25 His flesh will be fresher than a child’s. He returns to the days of his youth.
Zijn vlees zal frisser worden dan het was in de jeugd; hij zal tot de dagen zijner jonkheid wederkeren.
26 He prays to God, and he is favorable to him, so that he sees his face with joy. He restores to man his righteousness.
Hij zal tot God ernstiglijk bidden, Die in hem een welbehagen nemen zal, en zijn aangezicht met gejuich aanzien; want Hij zal den mens zijn gerechtigheid wedergeven.
27 He sings before men, and says, ‘I have sinned, and perverted that which was right, and it did not profit me.
Hij zal de mensen aanschouwen, en zeggen: Ik heb gezondigd, en het recht verkeerd, hetwelk mij niet heeft gebaat;
28 He has redeemed my soul from going into the pit. My life will see the light.’

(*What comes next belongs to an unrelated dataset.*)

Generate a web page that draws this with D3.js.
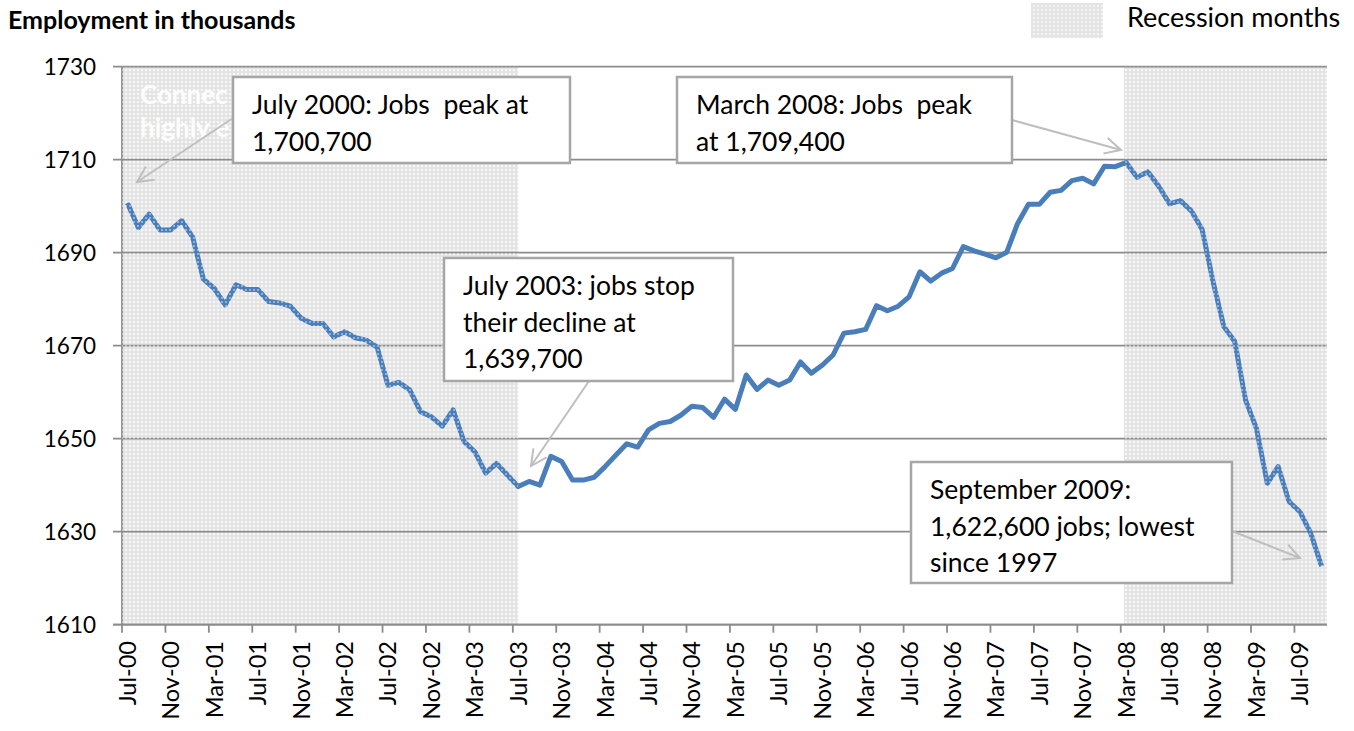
<!DOCTYPE html>
<html><head><meta charset="utf-8">
<script src="https://cdn.jsdelivr.net/npm/d3@7"></script>
<style>
html,body{margin:0;padding:0;background:#fff;}
svg{display:block;font-family:Lato,"Open Sans",sans-serif;}
</style></head>
<body>
<svg id="chart" width="1354" height="731"></svg>
<script>
// ---------- DATA ----------
const months = [
"Jul-00","Aug-00","Sep-00","Oct-00","Nov-00","Dec-00",
"Jan-01","Feb-01","Mar-01","Apr-01","May-01","Jun-01","Jul-01","Aug-01","Sep-01","Oct-01","Nov-01","Dec-01",
"Jan-02","Feb-02","Mar-02","Apr-02","May-02","Jun-02","Jul-02","Aug-02","Sep-02","Oct-02","Nov-02","Dec-02",
"Jan-03","Feb-03","Mar-03","Apr-03","May-03","Jun-03","Jul-03","Aug-03","Sep-03","Oct-03","Nov-03","Dec-03",
"Jan-04","Feb-04","Mar-04","Apr-04","May-04","Jun-04","Jul-04","Aug-04","Sep-04","Oct-04","Nov-04","Dec-04",
"Jan-05","Feb-05","Mar-05","Apr-05","May-05","Jun-05","Jul-05","Aug-05","Sep-05","Oct-05","Nov-05","Dec-05",
"Jan-06","Feb-06","Mar-06","Apr-06","May-06","Jun-06","Jul-06","Aug-06","Sep-06","Oct-06","Nov-06","Dec-06",
"Jan-07","Feb-07","Mar-07","Apr-07","May-07","Jun-07","Jul-07","Aug-07","Sep-07","Oct-07","Nov-07","Dec-07",
"Jan-08","Feb-08","Mar-08","Apr-08","May-08","Jun-08","Jul-08","Aug-08","Sep-08","Oct-08","Nov-08","Dec-08",
"Jan-09","Feb-09","Mar-09","Apr-09","May-09","Jun-09","Jul-09","Aug-09","Sep-09"];

const employment = [
1700.7,1695.4,1698.3,1694.9,1694.9,1696.9,
1693.4,1684.3,1682.3,1678.8,1683.1,1682.1,1682.1,1679.5,1679.2,1678.5,1675.9,1674.8,
1674.8,1671.9,1673.0,1671.7,1671.2,1669.7,1661.5,1662.1,1660.5,1655.8,1654.7,1652.7,
1656.2,1649.4,1647.2,1642.6,1644.7,1642.2,1639.7,1640.8,1640.0,1646.2,1645.1,1641.1,
1641.1,1641.7,1644.0,1646.5,1648.9,1648.2,1651.9,1653.3,1653.7,1655.1,1657.0,1656.7,
1654.6,1658.5,1656.3,1663.7,1660.6,1662.6,1661.5,1662.6,1666.5,1664.1,1665.8,1668.0,
1672.7,1673.0,1673.5,1678.6,1677.5,1678.5,1680.5,1685.9,1683.9,1685.6,1686.6,1691.3,
1690.4,1689.7,1688.9,1690.1,1696.3,1700.4,1700.4,1703.0,1703.4,1705.5,1706.0,1704.8,
1708.6,1708.5,1709.4,1706.2,1707.4,1704.3,1700.5,1701.2,1699.0,1695.0,1683.8,1674.1,
1670.9,1658.3,1652.2,1640.4,1644.0,1636.5,1634.3,1629.7,1622.6];

const tickLabels = ["Jul-00","Nov-00","Mar-01","Jul-01","Nov-01","Mar-02","Jul-02","Nov-02","Mar-03",
"Jul-03","Nov-03","Mar-04","Jul-04","Nov-04","Mar-05","Jul-05","Nov-05","Mar-06","Jul-06","Nov-06",
"Mar-07","Jul-07","Nov-07","Mar-08","Jul-08","Nov-08","Mar-09","Jul-09"];

const yTicks = [1610,1630,1650,1670,1690,1710,1730];

const recessions = [["Jul-00","Jul-03"],["Mar-08","Sep-09"]];

const titleText = "Employment in thousands";
const legendText = "Recession months";
const hiddenNote = ["Connec", "highly e"];

const annotations = [
  {lines:["July 2000: Jobs  peak at","1,700,700"]},
  {lines:["March 2008: Jobs  peak","at 1,709,400"]},
  {lines:["July 2003: jobs stop","their decline at","1,639,700"]},
  {lines:["September 2009:","1,622,600 jobs; lowest","since 1997"]}
];

// ---------- LAYOUT ----------
const L = 122, R = 1327, T = 66.7, B = 624.7;
const boxes = [
  {x:233,y:77,w:337,h:86, from:[233,118], to:[137,182]},
  {x:677,y:77,w:335,h:86, from:[1012,120], to:[1121,150]},
  {x:444,y:258,w:289,h:123, from:[589,381], to:[531,466]},
  {x:911,y:462,w:321,h:121, from:[1232,531], to:[1300,558]}
];

const svg = d3.select("#chart");
const x = d3.scaleBand().domain(months).range([L, R]).paddingInner(0).paddingOuter(0);
const bw = x.bandwidth();
const xc = m => x(m) + bw/2;
const y = d3.scaleLinear().domain([1610,1730]).range([B, T]);

// patterns
const defs = svg.append("defs");
const pBg = defs.append("pattern").attr("id","recBg").attr("patternUnits","userSpaceOnUse")
  .attr("width",4).attr("height",4);
pBg.append("rect").attr("width",4).attr("height",4).attr("fill","#e4e4e4");
pBg.append("rect").attr("x",1).attr("y",1).attr("width",2).attr("height",2).attr("fill","#f4f4f4");
const pDots = defs.append("pattern").attr("id","recDots").attr("patternUnits","userSpaceOnUse")
  .attr("width",4).attr("height",4);
pDots.append("rect").attr("x",1).attr("y",1).attr("width",2).attr("height",2).attr("fill","#ffffff").attr("opacity",0.4);

// recession shading ranges
const recRanges = recessions.map(([s,e]) => {
  const x0 = s === months[0] ? L : x(s) + bw*0.3;
  const x1 = e === months[months.length-1] ? R : xc(e);
  return [x0,x1];
});
svg.append("g").selectAll("rect").data(recRanges).join("rect")
  .attr("x",d=>d[0]).attr("y",T).attr("width",d=>d[1]-d[0]).attr("height",B-T)
  .attr("fill","url(#recBg)");

// partially hidden white note in shaded area
svg.append("g").selectAll("text").data(hiddenNote).join("text")
  .attr("x",140).attr("y",(d,i)=>104+i*33)
  .attr("fill","#ffffff").attr("opacity",0.9)
  .attr("font-size",26).attr("font-weight","bold").text(d=>d);

// gridlines
svg.append("g").selectAll("line").data(yTicks).join("line")
  .attr("x1",L-9).attr("x2",R).attr("y1",d=>y(d)).attr("y2",d=>y(d))
  .attr("stroke","#8c8c8c").attr("stroke-width",1.8);

// y axis line
svg.append("line").attr("x1",L).attr("x2",L).attr("y1",T).attr("y2",B)
  .attr("stroke","#8c8c8c").attr("stroke-width",1.8);

// y labels
svg.append("g").selectAll("text").data(yTicks).join("text")
  .attr("x",96).attr("y",d=>y(d)).attr("dy","0.36em").attr("text-anchor","end")
  .attr("font-size",22.5).attr("fill","#000").text(d=>d);

// x ticks
svg.append("g").selectAll("line").data(tickLabels).join("line")
  .attr("x1",d=>x(d)).attr("x2",d=>x(d)).attr("y1",B).attr("y2",B+8)
  .attr("stroke","#8c8c8c").attr("stroke-width",1.8);
svg.append("g").selectAll("text").data(tickLabels).join("text")
  .attr("transform",d=>`translate(${xc(d)},641) rotate(-90)`)
  .attr("text-anchor","end").attr("dy","0.36em")
  .attr("font-size",23.5).attr("fill","#000").text(d=>d);

// line
const lineGen = d3.line().x((d,i)=>xc(months[i])).y(d=>y(d));
svg.append("path").datum(employment).attr("d",lineGen)
  .attr("fill","none").attr("stroke","#4a7ebb").attr("stroke-width",5)
  .attr("stroke-linejoin","round");

// dot overlay on shading (over line)
svg.append("g").selectAll("rect").data(recRanges).join("rect")
  .attr("x",d=>d[0]).attr("y",T).attr("width",d=>d[1]-d[0]).attr("height",B-T)
  .attr("fill","url(#recDots)");

// x axis line
svg.append("line").attr("x1",L-9).attr("x2",R).attr("y1",B).attr("y2",B)
  .attr("stroke","#8c8c8c").attr("stroke-width",1.8);

// title
svg.append("text").attr("x",8).attr("y",29).attr("font-size",25).attr("font-weight","bold")
  .attr("fill","#000").text(titleText);

// legend
svg.append("rect").attr("x",1031).attr("y",3).attr("width",72).attr("height",35).attr("fill","url(#recBg)");
svg.append("text").attr("x",1127).attr("y",27).attr("font-size",27).attr("fill","#000").text(legendText);

// annotations
defs.append("marker").attr("id","arrow").attr("viewBox","0 0 20 20").attr("refX",18).attr("refY",10)
  .attr("markerWidth",20).attr("markerHeight",20).attr("markerUnits","userSpaceOnUse").attr("orient","auto")
  .append("path").attr("d","M2,2 L18,10 L2,18").attr("fill","none").attr("stroke","#bfbfbf").attr("stroke-width",2);

const ag = svg.append("g");
annotations.forEach((a,i)=>{
  const b = boxes[i];
  ag.append("line").attr("x1",b.from[0]).attr("y1",b.from[1]).attr("x2",b.to[0]).attr("y2",b.to[1])
    .attr("stroke","#bfbfbf").attr("stroke-width",2).attr("marker-end","url(#arrow)");
  ag.append("rect").attr("x",b.x).attr("y",b.y).attr("width",b.w).attr("height",b.h)
    .attr("fill","#fff").attr("stroke","#a6a6a6").attr("stroke-width",2.5);
  ag.append("g").selectAll("text").data(a.lines).join("text")
    .attr("x",b.x+19).attr("y",(d,j)=>b.y+37+j*36.5)
    .attr("font-size",26.5).attr("fill","#000").attr("xml:space","preserve")
    .style("white-space","pre").text(d=>d);
});
</script>
</body></html>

Maar God heeft mijn ziel verlost, dat zij niet voere in het verderf, zodat mijn leven het licht aanziet.
29 “Behold, God does all these things, twice, yes three times, with a man,
Zie, dit alles werkt God tweemaal of driemaal met een man;
30 to bring back his soul from the pit, that he may be enlightened with the light of the living.
Opdat hij zijn ziel afkere van het verderf, en hij verlicht worde met het licht der levenden.
31 Mark well, Job, and listen to me. Hold your peace, and I will speak.
Merk op, o Job! Hoor naar mij; zwijg, en ik zal spreken.
32 If you have anything to say, answer me. Speak, for I desire to justify you.
Zo er redenen zijn, antwoord mij; spreek, want ik heb lust u te rechtvaardigen.
33 If not, listen to me. Hold your peace, and I will teach you wisdom.”
Zo niet, hoor naar mij; zwijg, en ik zal u wijsheid leren.